Climb every mountain - even those of sand

I was perched precariously on a slim wooden board, on the brink of that delicate tipping point between stability or plunging face-first, full-throttle, down the steepest sand dune I'd ever seen in my life.

All around me, under an already-burning sun, the white-hot sand of the Huacachina Oasis, on the Peruvian coast, rippled . . . sand I was afraid would feel like concrete if I came off.

Just to make it clear, I'm not the most adventurous person around. Whenever people suggest doing something extreme like zip lining through canyons or bungy jumping or diving off a cliff, I'm not the first to put my hand up.
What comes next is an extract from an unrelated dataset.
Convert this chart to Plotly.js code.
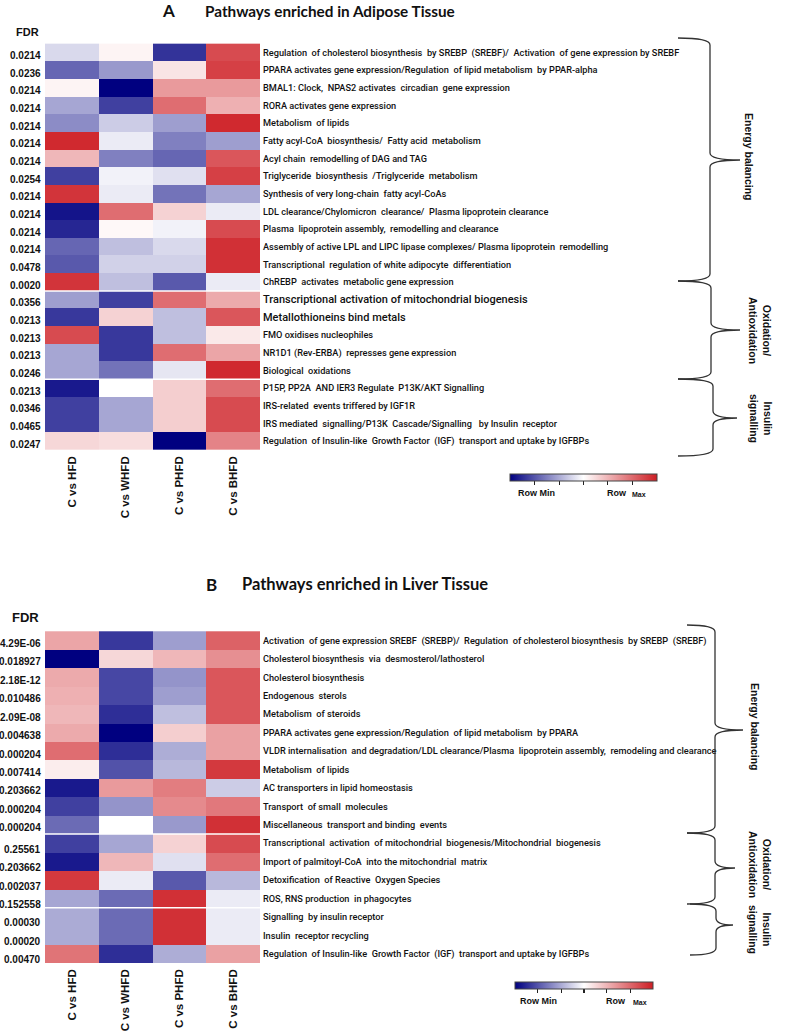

Despite having lived my whole life only an hour or two away from the best skifields in the country, I've never skied, let alone had a go at snow boarding, and even though I've always dreamed of being able to surf, I've never actually given it a go.

For me, the easy part of my visit to Huacachina was sitting passively, tightly strapped in the back seat of the buggy as we roared and bounced over sand dune after sand dune. It felt like we would be jostled almost clear through the roof, but I loved it.

Our driver tore through the scenery - seemingly out of place, as if somebody pushed massive mounds of sand to form the dunes in the middle of a town - with incredulous skill: this clearly wasn't his first rodeo.

But it was my first time here, and when we pulled to a stop and it became evident it was sand boarding time, I started to get that sandpaper feeling in my mouth. (Some of it might have been flecks of stray sand that flew in there, but to be fair I think it was more the nerves.)

I decided to take it, cliche as it sounds, one step at a time.

I climbed out of the buggy onto the fat tyre and dropped onto the sand. I watched as other people slid down the dunes head first, whooping and yelling.

I stood patiently waiting as the guide waxed the board.

I dropped onto my stomach.

I gripped the handles. I tucked in my elbows. I held my breath as my board started to slide.

At first I was whimpering, then what started as a strangled cry for help turned into cheering and whooping of my own.

I think my smile grew exponentially as the board gained speed, careering down the dune, skimming over the bumps and hurtling through the sand, leaving a wake of grit in my path.

Finally, the gradient of the dune mellowed out and I whooshed across the flat surface of the sand.

It wasn't anywhere near as scary as it looked from the top, we all said to one another as we crowded around.

From the bottom, the dune looked just as steep as it had from the top, but suddenly it didn't seem as insurmountable.

It might not sound like a lot to some people, but to me sliding down a red-hot sand dune that far from the ground was a pretty big deal.

I know over the next few weeks I'm going to be tackling far scarier things than sand boarding - but giving that a go made the prospect of life on the other side of the world a little less daunting. I stood up, and headed for a bigger dune.